Bola Tinubu, the former Lagos State governor, visits President Buhari as he recuperates in London after treatment for an ear infection
Bola Tinubu, the former Lagos State governor, visits President Buhari as he recuperates in London after treatment for an ear infection

As the ruling elite usually seeks treatment abroad, there is little incentive for them to address severe doctor shortages in Nigeria and the reasons why the country is losing so many medics. Last year Ibifuro Green, Rivers State Chairman of the Nigerian Medical Association raised concerns about the shortage of doctors in the country: “The World Health Organisation has recommended that one doctor should attend to not more than 600 patients but the ratio in Nigeria is one doctor to about 4,000 patients”. Green warned that many more doctors were looking to migrate.

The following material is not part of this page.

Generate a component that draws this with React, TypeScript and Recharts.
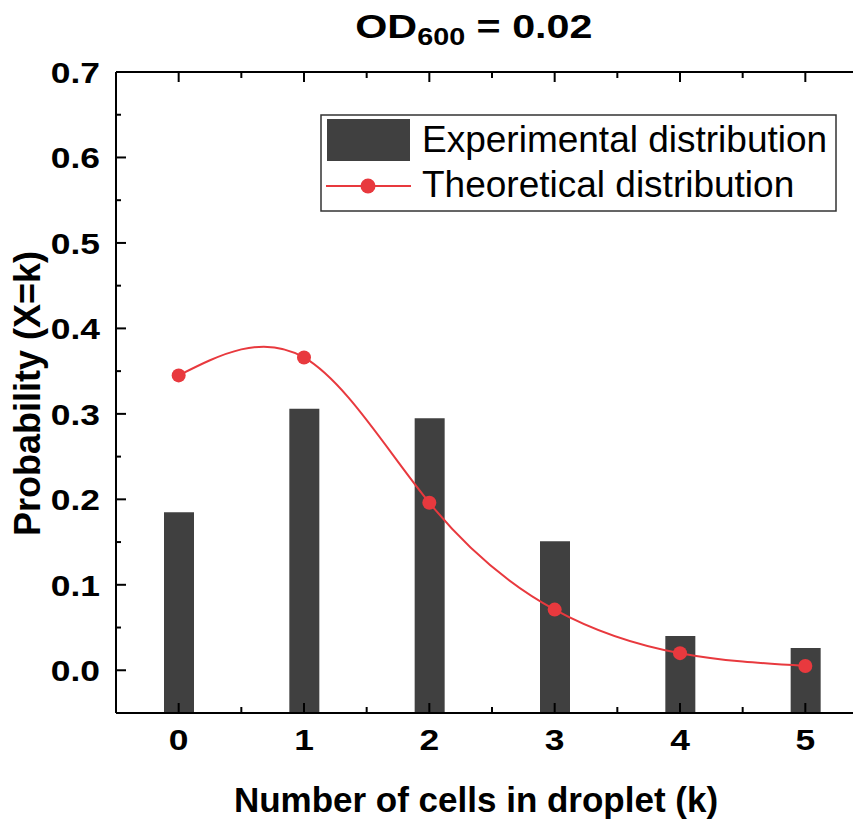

Naijiant.com spoke to a London-based Nigerian doctor, who specialised in forensic psychiatry and also practices general medicine and left Nigeria in the 1990s. Contrasting his experience in Nigeria with the UK, he said: “Working conditions here [the UK] were obviously better. Professionally, the main challenge was the new technology [which they were not exposed to in Nigeria]. Clinically, we were more than competent and in many respects ahead of our British peers, especially in fields like gynaecology and even surgery because in Nigeria you ‘get your hands dirty’ early”.

He added: “However, the main drawback [in the UK] was almost always the subtle ‘institutional’ racism. We all have stories as you know”.

Despite the “institutional racism” in the UK, he is unlikely to return and practice full time in Nigeria “at the stage of my career I am at now”. But he is open to voluntary or charity work in Nigeria.

If the UK’s NHS ends it reliance on foreign-trained doctors, the significant numbers of Nigerian doctors seeking to migrate may just strike the UK off their list of options and go elsewhere rather than remain in Nigeria. Nigeria needs a coordinated national healthcare programme that would address the conditions that make so many medics leave the country, especially around the obsolete equipment they have to endure and issues around pay and conditions of service.

Addressing such issues increases the likelihood of some of the 4,513 Nigeria-trained doctors in the UK returning home to improve healthcare provision in the country. This should reduce the health tourism of the Nigerian ruling elite and other rich Nigerians, and may have an added benefit of easing the foreign currency shortages that have dragged the economy into recession.